Ensure you are choosing to save as a CSV (Comma Delimited) and not a CSV (MS-DOS), as DOS doesn't support UTF-8 characters.

Solution 2:

I have found that the lost character issue only happens (in my case) when saving from xlsx format to csv format. I tried saving the xlsx file to xls first, then to csv. It actually worked.

Solution 3:

A possible workaround is to save it as Unicode Text (2007 has it, not sure about previous editions), which saves it as a tab-separated text file.

This file preserved my unicode characters (in my case I was working with asian characters) while producing some sort of delimited text file which you can then run through external tools to convert to a csv if necessary.
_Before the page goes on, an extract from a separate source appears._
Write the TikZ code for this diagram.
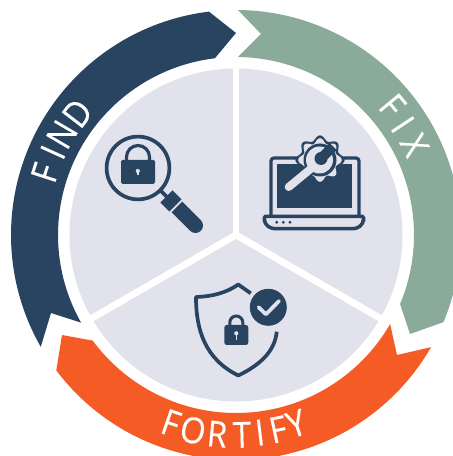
\documentclass[tikz,border=0pt]{standalone}
\usepackage{fontspec}
\setmainfont[FakeBold=0.35,FakeStretch=0.9]{Open Sans}
\definecolor{navy}{HTML}{294460}
\definecolor{sage}{HTML}{8AAB99}
\definecolor{flame}{HTML}{F55B24}
\definecolor{mist}{HTML}{E1E2EC}
\definecolor{ghost}{HTML}{D9EBE1}
\tikzset{
  spoke/.style={draw=white,line width=6.8pt},
  ringletter/.style={text=white,font=\fontsize{36}{36}\selectfont,inner sep=0pt,anchor=center},
  ghostline/.style={draw=ghost,line width=0.7pt}
}
\begin{document}
\begin{tikzpicture}[x=1pt,y=1pt]
\useasboundingbox (0pt,0pt) rectangle (453pt,456pt);
\clip (0pt,0pt) rectangle (453pt,456pt);
\begin{scope}[shift={(236pt,221pt)}]
  % disc and spokes
  \fill[mist] (0pt,0pt) circle[radius=166.5pt];
  \draw[spoke] (0pt,0pt) -- (90:172pt);
  \draw[spoke] (0pt,0pt) -- (210:172pt);
  \draw[spoke] (0pt,0pt) -- (330:172pt);
  % arrows of the ring
  \fill[navy] (96.9:225pt) arc[start angle=96.9,end angle=209.8,radius=225pt]
     -- (-185pt,-78pt) -- (209.5:178pt)
     arc[start angle=209.5,end angle=96.8,radius=178pt] -- (0pt,202pt) -- cycle;
  \fill[sage] (89.5:225pt) arc[start angle=89.5,end angle=-22.8,radius=225pt]
     -- (174pt,-99pt) -- (-22.8:178pt)
     arc[start angle=-22.8,end angle=89.4,radius=178pt] -- (25pt,201pt) -- cycle;
  \fill[flame] (217:225pt) arc[start angle=217,end angle=330.1,radius=225pt]
     -- (161pt,-120pt) -- (330:178pt)
     arc[start angle=330,end angle=216.4,radius=178pt] -- (-174pt,-100pt) -- cycle;
  % labels
  \node[ringletter,rotate=72]   (find1) at (162:201pt) {F};
  \node[ringletter,rotate=65.5] (find2) at (155.7:201pt) {I};
  \node[ringletter,rotate=59.5] (find3) at (150:201pt) {N};
  \node[ringletter,rotate=52.5] (find4) at (142.5:200pt) {D};
  \node[ringletter,rotate=-50.4] (fix1) at (39.6:203pt) {F};
  \node[ringletter,rotate=-56.5] (fix2) at (33.5:200pt) {I};
  \node[ringletter,rotate=-63.3] (fix3) at (26.7:200pt) {X};
  \node[ringletter,rotate=-19.1] (fort1) at (250.9:199pt) {F};
  \node[ringletter,rotate=-12.4] (fort2) at (257.6:200pt) {O};
  \node[ringletter,rotate=-5.4]  (fort3) at (264.6:200pt) {R};
  \node[ringletter,rotate=1.7]   (fort4) at (271.7:200pt) {T};
  \node[ringletter,rotate=6.9]   (fort5) at (276.9:199pt) {I};
  \node[ringletter,rotate=12.2]  (fort6) at (282.2:199pt) {F};
  \node[ringletter,rotate=17.7]  (fort7) at (287.7:198pt) {Y};
\end{scope}
% icons, in the pixel coordinates of the reference
\begin{scope}[shift={(0pt,456pt)},x=1pt,y=-1pt]
  % faint outlines
  \draw[ghostline] (157,180) circle[radius=33pt];
  \draw[ghostline] (127,203) -- (113,222) -- (118,228) -- (135,212);
  \draw[ghostline] (236,302) .. controls (225,312) and (215,316) .. (207,317)
     .. controls (209,340) and (220,355) .. (236,365)
     .. controls (252,355) and (262,340) .. (264,330);
  % magnifier
  \draw[navy,line width=3.7pt] (138,168) circle[radius=31.4pt];
  \draw[navy,line width=3.8pt] (160,190) -- (167,197);
  \draw[navy,line width=17pt] (166.5,196.5) -- (175.5,205.5);
  \draw[navy,line width=15pt,line cap=round] (184,214) -- (195.5,225.5);
  \draw[navy,line width=15pt] (177,207) -- (185,215);
  \fill[navy,rounded corners=1.5pt] (121,160) rectangle (155,184);
  \draw[navy,line width=3.2pt] (126.5,161) -- (126.5,157) arc[start angle=180,end angle=360,x radius=11.5pt,y radius=-11.5pt] -- (149.5,161);
  \fill[mist] (137.8,171) circle[radius=2.1pt];
  \fill[mist] (137,171) rectangle (138.6,175.5);
  % laptop
  \draw[navy,line width=3.2pt,fill=mist,rounded corners=3pt] (271,216) -- (271,158) -- (359,158) -- (359,216);
  \fill[navy] (277.3,164.3) rectangle (351.7,208.3);
  \draw[navy,line width=3.5pt,fill=mist,rounded corners=1pt] (264.3,216.5) -- (363.5,216.5) -- (363.5,218)
     .. controls (363.5,225) and (358,228.7) .. (352,228.7) -- (276,228.7)
     .. controls (270,228.7) and (264.3,225) .. (264.3,218) -- cycle;
  \fill[navy] (276.7,222.3) circle[radius=1.6pt] (283.3,222.3) circle[radius=1.6pt] (290,222.3) circle[radius=1.6pt];
  % gear
  \fill[navy] plot[smooth cycle,domain=0:357,samples=120]
     ({320+(22.2+2.4*cos(8*\x))*cos(\x)},{160+(22.2+2.4*cos(8*\x))*sin(\x)});
  \fill[mist] plot[smooth cycle,domain=0:357,samples=120]
     ({320+(19.4+2.4*cos(8*\x))*cos(\x)},{160+(19.4+2.4*cos(8*\x))*sin(\x)});
  \fill[navy] (320,160) circle[radius=16.5pt];
  \draw[navy,line width=12pt,line cap=round] (288.7,187) -- (312,168);
  \draw[mist,line width=8pt,line cap=round] (288.7,187) -- (313,167);
  \fill[mist] (319.5,160) circle[radius=13.5pt];
  \fill[navy] (321,158.5) circle[radius=6.5pt];
  \draw[navy,line width=10pt] (321,158.5) -- (333,146.5);
  % shield
  \draw[navy,line width=3.7pt,line join=round] (250.7,293.3) -- (238.3,284.5)
     .. controls (226,293) and (212,296.5) .. (196,297)
     .. controls (196,330) and (205,359) .. (238.3,375.5)
     .. controls (262,364) and (275,350) .. (276.7,331.7);
  \fill[navy] (268.3,307.3) circle[radius=18.5pt];
  \draw[mist,line width=3.8pt,line cap=round,line join=round] (258.6,307.3) -- (266,314.3) -- (279,301);
  \fill[navy,rounded corners=2.5pt] (224.3,325) rectangle (248.3,345);
  \draw[navy,line width=3pt] (229.8,326) -- (229.8,322.5) arc[start angle=180,end angle=360,x radius=6.5pt,y radius=-6.5pt] -- (242.8,326);
  \fill[mist] (236.3,333.3) circle[radius=2.1pt];
  \fill[mist] (235.5,333.3) rectangle (237.1,340);
\end{scope}
\end{tikzpicture}
\end{document}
My input did not have tabs embedded within each cell, however, and I am not sure how that would be handled.

Solution 4:

Here's what works for me:

  1. Make data corrections in Excel or CSV
  2. Save file As Unicode Text
  3. Open NOTEPAD
  4. Open the Unicode file you just saved using NOTEPAD
  5. Use your cursor to highlight a blank area that holds a single tab 5a. Use the space between the Acquire Id and the Request Type because this holds ONE TAB!
  6. Hit Cnrl-C to copy the tab character
  7. Type Cnlr-H to open the Replace function box
  8. Click in the Find What text box and type Cnlr-V to paste the Tab
  9. Click in the Replace With Text box and type a comma
  10. Click Replace to test it one time. Confirm the tab in the file is replaced with a comma
  11. Click Replace All
  12. Click Cancel
  13. Save the file and Exit
  14. In Windows Explorer change the file extension to .csv

Solution 5:

I've been having this issue for a while now, and finally dedicated some time to figure it out! I was able to (seemingly) fix the issue by saving as "Windows Comma Separated (.csv)". I tried it from a .xlsx and a .xls, both converted over to a .csv just fine. Hope this helps - let me know if any issues pop up with this method. I'll report back if I see anything over the next few weeks.